Mala madre

A Melvin lo picó una avispa. Estábamos jugando en el jardín, yo sentada en el pasto y él atrapando mis manos con sus dientes, cuando lo vi saltar y dar vueltas con los ojos bien grandes, como si estuviese experimentando algo por primera vez. Y de repente la vi. Roja, enorme, asesina. Estaba agarrándose como podía de la oreja de Melvin, en medio de ese zamba. Miré a mi alrededor y agarré un arma. Me alcé con uno de sus palos preferidos y, con cuidado, la desprendí con un swing de su pelo frizzado y la pisoteé con mi zapatilla.
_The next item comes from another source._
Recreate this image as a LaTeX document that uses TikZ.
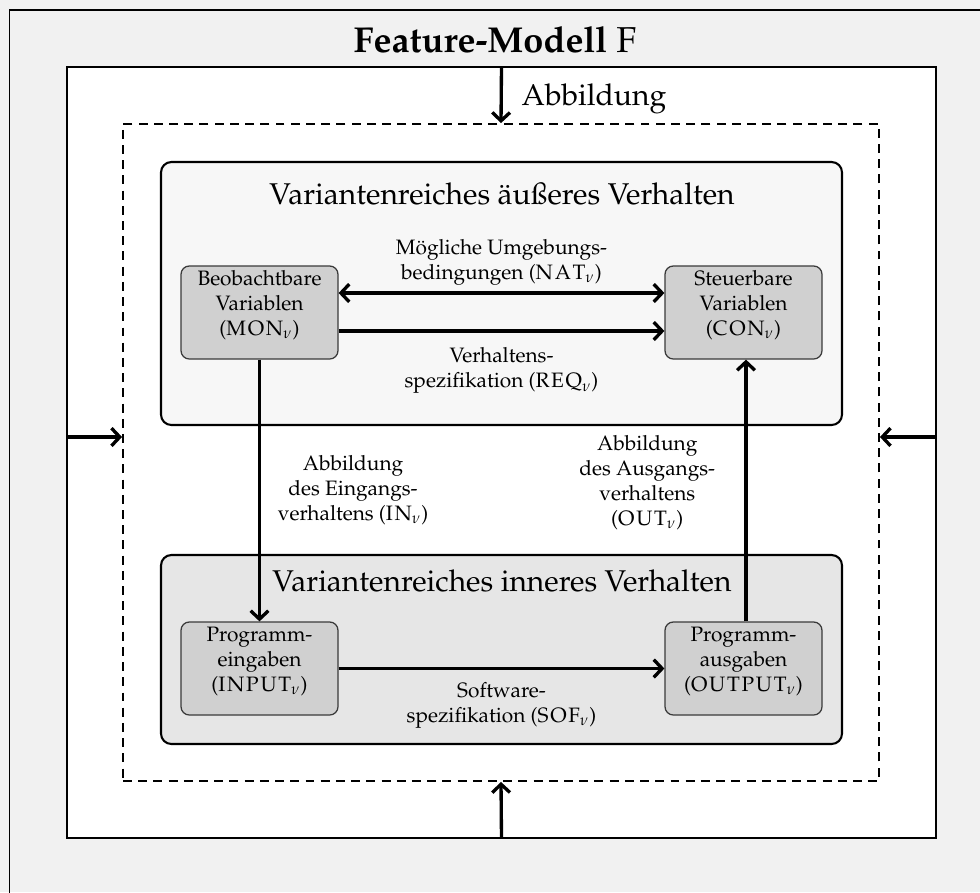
\documentclass[tikz,border=0pt]{standalone}
\usepackage[T1]{fontenc}
\usepackage{mathpazo}
\usetikzlibrary{arrows.meta,fit}

\definecolor{bggray}{HTML}{F1F1F1}
\definecolor{outerfill}{HTML}{F7F7F7}
\definecolor{innerfill}{HTML}{E6E6E6}
\definecolor{varfill}{HTML}{D0D0D0}
\definecolor{varline}{HTML}{3A3A3A}

% name of a variable set with its variant index, e.g. \vset{NAT}
\newcommand{\vset}[1]{$\mathrm{\vsetspaced#1\relax}_{\nu}$}
\def\vsetspaced#1#2\relax{#1\ifx\relax#2\relax\else\mkern1.5mu\vsetspaced#2\relax\fi}

\begin{document}
\begin{tikzpicture}[x=0.48pt,y=-0.48pt,
  >={Straight Barb[length=4pt,width=8.5pt]},
  arr/.style={line width=1.6pt,->},
  biarr/.style={line width=1.6pt,<->},
  frameline/.style={draw=black,line width=0.9pt},
  areabox/.style={frameline,inner sep=0pt},
  dashbox/.style={draw=black,line width=0.9pt,dash pattern=on 4.3pt off 3pt,inner sep=0pt},
  container/.style={draw=black,line width=1pt,rounded corners=5pt,inner sep=0pt},
  varbox/.style={draw=varline,line width=0.6pt,fill=varfill,rounded corners=4pt,
    inner sep=0pt,align=center,font=\normalsize},
  lbl/.style={align=center,font=\normalsize,inner sep=2pt},
  heading/.style={font=\Large,inner sep=0pt}]

\useasboundingbox (0,0) rectangle (980,892);
\fill[bggray] (0,0) rectangle (980,892);

% outer frame of the feature model, running past the right and bottom edges
\begin{scope}
  \clip (0,0) rectangle (980,892);
  \node[areabox,fit={(9.5,10) (1010,920)}] (model) {};
\end{scope}

\node[font=\LARGE] (title) at (495,40) {\textbf{Feature-Modell} F};

% mapping area and the dashed system boundary
\node[areabox,fill=white,fit={(67,67) (936,838)}] (map) {};
\node[dashbox,fit={(123,124) (879,781)}] (sys) {};

% outer and inner behaviour
\node[container,fill=outerfill,fit={(161,162) (842,425)}] (outer) {};
\node[container,fill=innerfill,fit={(161,555) (842,744)}] (inner) {};

\node[heading] (outertitle) at (502,194) {Variantenreiches \"au\ss{}eres Verhalten};
\node[heading] (innertitle) at (502,581) {Variantenreiches inneres Verhalten};

% variable sets
\node[varbox,fit={(181,266) (338,359)}] (mon) {Beobachtbare\\Variablen\\(\vset{MON})};
\node[varbox,fit={(665,266) (822,359)}] (con) {Steuerbare\\Variablen\\(\vset{CON})};
\node[varbox,fit={(181,622) (338,715)}] (inp) {Programm-\\eingaben\\(\vset{INPUT})};
\node[varbox,fit={(665,622) (822,715)}] (outp) {Programm-\\ausgaben\\(\vset{OUTPUT})};

% heights of the side arrows and of the two relations between MON and CON
\coordinate (side) at (0,437);
\coordinate (nat) at (0,293);
\coordinate (req) at (0,331);

% mappings into the system boundary
\draw[arr] (map.north) -- (sys.north)
  node[heading,anchor=west,pos=0.5,xshift=9pt,yshift=-2pt] (abb) {Abbildung};
\draw[arr] (map.south) -- (sys.south);
\draw[arr] (map.west |- side) -- (sys.west |- side);
\draw[arr] (map.east |- side) -- (sys.east |- side);

% relations between the variable sets
\draw[biarr] (mon.east |- nat) -- node[lbl,above,yshift=1pt] (natlbl)
  {M\"ogliche Umgebungs-\\bedingungen (\vset{NAT})} (con.west |- nat);
\draw[arr] (mon.east |- req) -- node[lbl,below,yshift=-5pt] (reqlbl)
  {Verhaltens-\\spezifikation (\vset{REQ})} (con.west |- req);
\draw[arr] (mon.south) -- node[lbl,right,xshift=6pt] (inlbl)
  {Abbildung\\des Eingangs-\\verhaltens (\vset{IN})} (inp.north);
\draw[arr] (outp.north -| 746,0) -- node[lbl,left,xshift=-12pt,yshift=4pt] (outlbl)
  {Abbildung\\des Ausgangs-\\verhaltens\\(\vset{OUT})} (con.south -| 746,0);
\draw[arr] (inp.east) -- node[lbl,below,yshift=-4pt] (soflbl)
  {Software-\\spezifikation (\vset{SOF})} (outp.west);

\end{tikzpicture}
\end{document}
Miré de reojo a Melvin, no vaya a ser que estuviese manifestando una alergia horrible y tuviese que llamar a Emergencias. Pero solo se lamía la pata delantera. Se había alejando de la arena de combate y se intentaba curar de esa venganza absurda. Y pensé: mi primer instinto no había sido volar la avispa con mi mano. No. Me tomé unos segundos de más, analicé la situación y prioricé mi bienestar. Si hubiera sido mi hijo humano, ¿habría actuado con la misma racionalidad y egoísmo? ¿O me hubiese lanzado a matar, sin importar mi semi fobia a insectos voladores con aguijón? Me dio culpa, y más aún cuando, mientras escribía esto, se me acercó a darme un millón de besos parado en dos patas.

Mi perro es mejor hijo de lo que yo soy como persona. Ouch.